It somewhat works

src/lasp/tools/tools.py

@@ -34,8 +34,11 @@ __all__ = ['SmoothingType', 'smoothSpectralData', 'SmoothingWidth']
 
 from enum import Enum, unique
 import bisect
+import codecs
 import copy
+import json
 import numpy as np
+import os
 
 
 @unique
@@ -78,6 +81,72 @@ class SmoothingType:
 # TO DO: add possibility to insert data that is not lin spaced in frequency
 
 
+def smoothCalcMatrix(freq, sw: SmoothingWidth):
+    """
+    Args:
+        freq: array of frequencies of data points [Hz] - equally spaced
+        sw: SmoothingWidth
+
+    Returns:
+        freq: array frequencies of data points [Hz]
+        Q: matrix to smooth power:  {fsm} = [Q] * {fraw}
+
+    Warning: this method does not work on levels (dB)
+    """
+    # Settings
+    tr = 2  # truncate window after 2x std; shorter is faster and less accurate
+    Noct = sw.value[0]
+    assert Noct > 0, "'Noct' must be absolute positive"
+    if Noct < 1:
+        raise Warning('Check if \'Noct\' is entered correctly')
+
+    # Initialize
+    L = len(freq)
+    Q = np.zeros(shape=(L, L))
+
+    x0 = 1 if freq[0] == 0 else 0  # Skip first data point if zero frequency
+    # Loop over indices of raw frequency vector
+    for x in range(x0, L):
+        # Find indices of data points to calculate current (smoothed) magnitude
+        #
+        # Indices beyond [0, L] point to non-existing data. Beyond 0 does not
+        # occur in this implementation. Beyond L occurs when the smoothing
+        # window nears the end of the series.
+        # If one end of the window is truncated, the other end
+        # could be truncated as well, to prevent an error on magnitude data
+        # with a slope.
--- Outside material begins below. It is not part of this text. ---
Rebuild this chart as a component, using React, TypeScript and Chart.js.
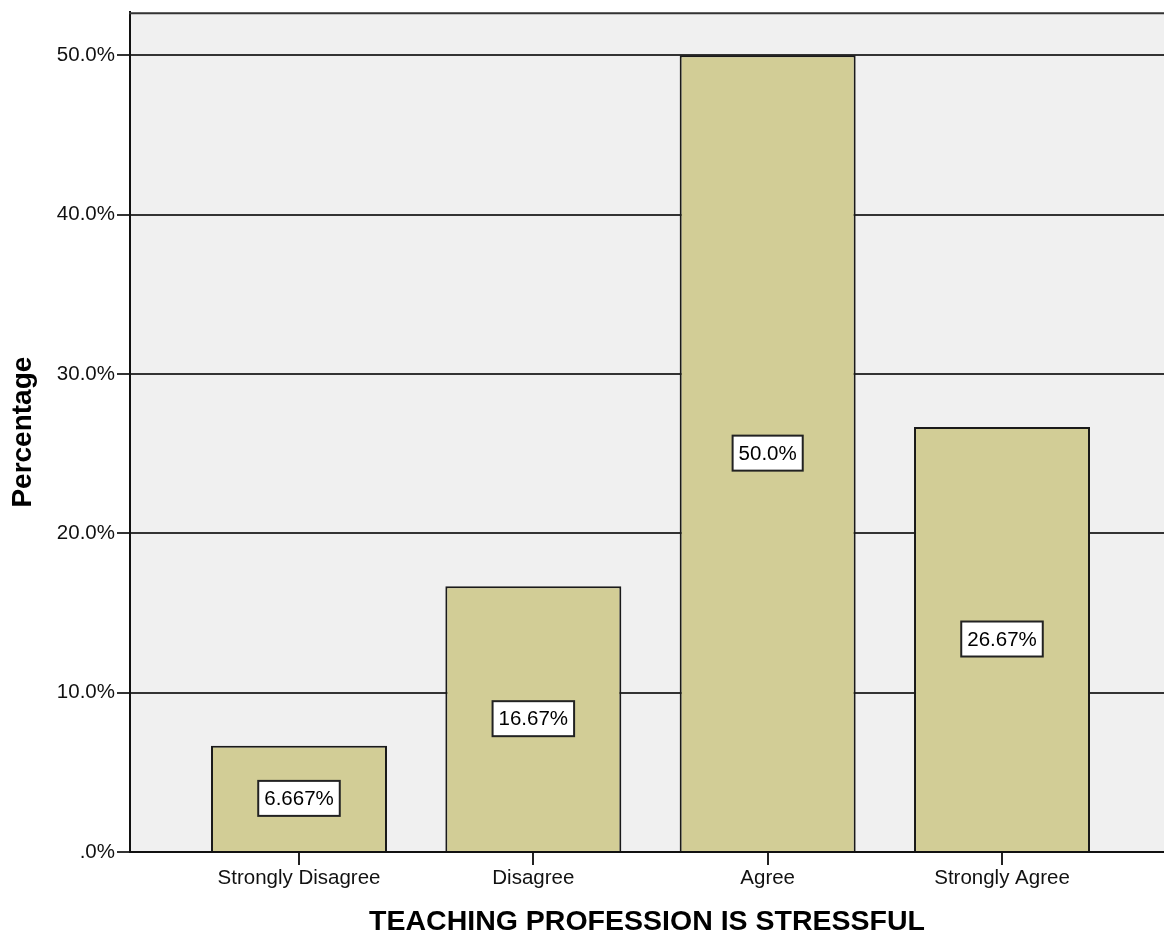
import React, { useEffect, useRef } from "react";
import { Chart, registerables } from "chart.js";

Chart.register(...registerables);

const categories = ["Strongly Disagree", "Disagree", "Agree", "Strongly Agree"];
const categoryPositions = [0, 1, 2, 3];
const percentages = [6.667, 16.67, 50.0, 26.67];
const valueLabels = ["6.667%", "16.67%", "50.0%", "26.67%"];
const yTickValues = [0, 10, 20, 30, 40, 50];
const yTickLabels = [".0%", "10.0%", "20.0%", "30.0%", "40.0%", "50.0%"];
const xTitle = "TEACHING PROFESSION IS STRESSFUL";
const yTitle = "Percentage";

const FONT = "'Liberation Sans', Arial, sans-serif";

export default function App() {
  const ref = useRef<HTMLCanvasElement | null>(null);

  useEffect(() => {
    if (!ref.current) return;

    const framePlugin = {
      id: "frame",
      beforeDraw(chart: any) {
        const { ctx, chartArea } = chart;
        ctx.save();
        ctx.fillStyle = "#f0f0f0";
        ctx.fillRect(chartArea.left, chartArea.top, chartArea.right - chartArea.left, chartArea.bottom - chartArea.top);
        ctx.restore();
      },
      afterDraw(chart: any) {
        const { ctx, chartArea } = chart;
        ctx.save();
        ctx.strokeStyle = "#333";
        ctx.lineWidth = 2;
        ctx.beginPath();
        ctx.moveTo(chartArea.left - 1, chartArea.top + 1);
        ctx.lineTo(chartArea.right, chartArea.top + 1);
        ctx.stroke();
        ctx.restore();
      },
    };

    const labelPlugin = {
      id: "valueLabels",
      afterDatasetsDraw(chart: any) {
        const { ctx } = chart;
        const meta = chart.getDatasetMeta(0);
        ctx.save();
        ctx.font = `20.5px ${FONT}`;
        ctx.textAlign = "center";
        ctx.textBaseline = "middle";
        meta.data.forEach((bar: any, i: number) => {
          const txt = valueLabels[i];
          const cx = bar.x;
          const cy = (bar.y + bar.base) / 2;
          const w = ctx.measureText(txt).width + 12;
          const h = 35;
          ctx.fillStyle = "#ffffff";
          ctx.fillRect(cx - w / 2, cy - h / 2, w, h);
          ctx.strokeStyle = "#222";
          ctx.lineWidth = 2;
          ctx.strokeRect(cx - w / 2, cy - h / 2, w, h);
          ctx.fillStyle = "#000";
          ctx.fillText(txt, cx, cy + 1);
        });
        ctx.restore();
      },
    };

    const chart = new Chart(ref.current, {
      type: "bar",
      data: {
        datasets: [
          {
            data: categoryPositions.map((x, i) => ({ x, y: percentages[i] })),
            backgroundColor: "#d2cd96",
            borderColor: "#1a1a1a",
            borderWidth: 2,
            barPercentage: 0.751,
            categoryPercentage: 1,
          },
        ],
      },
      options: {
        animation: false,
        responsive: false,
        maintainAspectRatio: false,
        layout: { padding: { top: 12, right: 0, left: 0, bottom: 0 } },
        plugins: {
          legend: { display: false },
          tooltip: { enabled: false },
        },
        scales: {
          x: {
            type: "linear",
            offset: false,
            min: -0.7212,
            max: 3.6913,
            afterFit(scale: any) {
              scale.height = 83;
            },
            afterBuildTicks(scale: any) {
              scale.ticks = categoryPositions.map((v) => ({ value: v }));
            },
            grid: {
              offset: false,
              drawOnChartArea: false,
              drawTicks: true,
              tickLength: 13,
              color: "#222",
              lineWidth: 2,
            },
            border: { display: true, color: "#111", width: 2 },
            ticks: {
              autoSkip: false,
              maxRotation: 0,
              padding: 1,
              color: "#111",
              font: { family: FONT, size: 20.5 },
              callback: (v: any) => categories[categoryPositions.indexOf(Number(v))] ?? "",
            },
            title: {
              display: true,
              text: xTitle,
              color: "#000",
              font: { family: FONT, size: 28.5, weight: "bold", lineHeight: 0.9 },
              padding: { top: 0, bottom: 0 },
            },
          },
          y: {
            min: 0,
            max: 52.7,
            afterFit(scale: any) {
              scale.width = 130;
            },
            afterBuildTicks(scale: any) {
              scale.ticks = yTickValues.map((v) => ({ value: v }));
            },
            grid: {
              drawTicks: true,
              tickLength: 13,
              color: "#333",
              lineWidth: 2,
            },
            border: { display: true, color: "#111", width: 2 },
            ticks: {
              padding: 2,
              color: "#111",
              font: { family: FONT, size: 20.5, lineHeight: 1 },
              callback: (v: any) => yTickLabels[yTickValues.indexOf(Number(v))] ?? "",
            },
            title: {
              display: true,
              text: yTitle,
              color: "#000",
              font: { family: FONT, size: 28, weight: "bold" },
              padding: { top: 6, bottom: 0 },
            },
          },
        },
      } as any,
      plugins: [framePlugin, labelPlugin],
    });

    return () => chart.destroy();
  }, []);

  return (
    <div style={{ position: "absolute", left: 0, top: 0, width: 1164, height: 935, overflow: "hidden", background: "#fff" }}>
      <canvas ref={ref} width={1164} height={935} style={{ display: "block", width: 1164, height: 935 }} />
    </div>
  );
}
It however results in unsmoothed looking data at the
+        # end.
+        fc = freq[x]            # center freq. of smoothing window
+        fl = fc / np.sqrt(2**(tr/Noct))  # lower cutoff
+        fu = fc * np.sqrt(2**(tr/Noct))  # upper cutoff
+
+        # If the upper (frequency) side of the window is truncated because
+        # there is no data beyond the Nyquist frequency, also truncate the
+        # other side to keep it symmetric in a log(frequency) scale.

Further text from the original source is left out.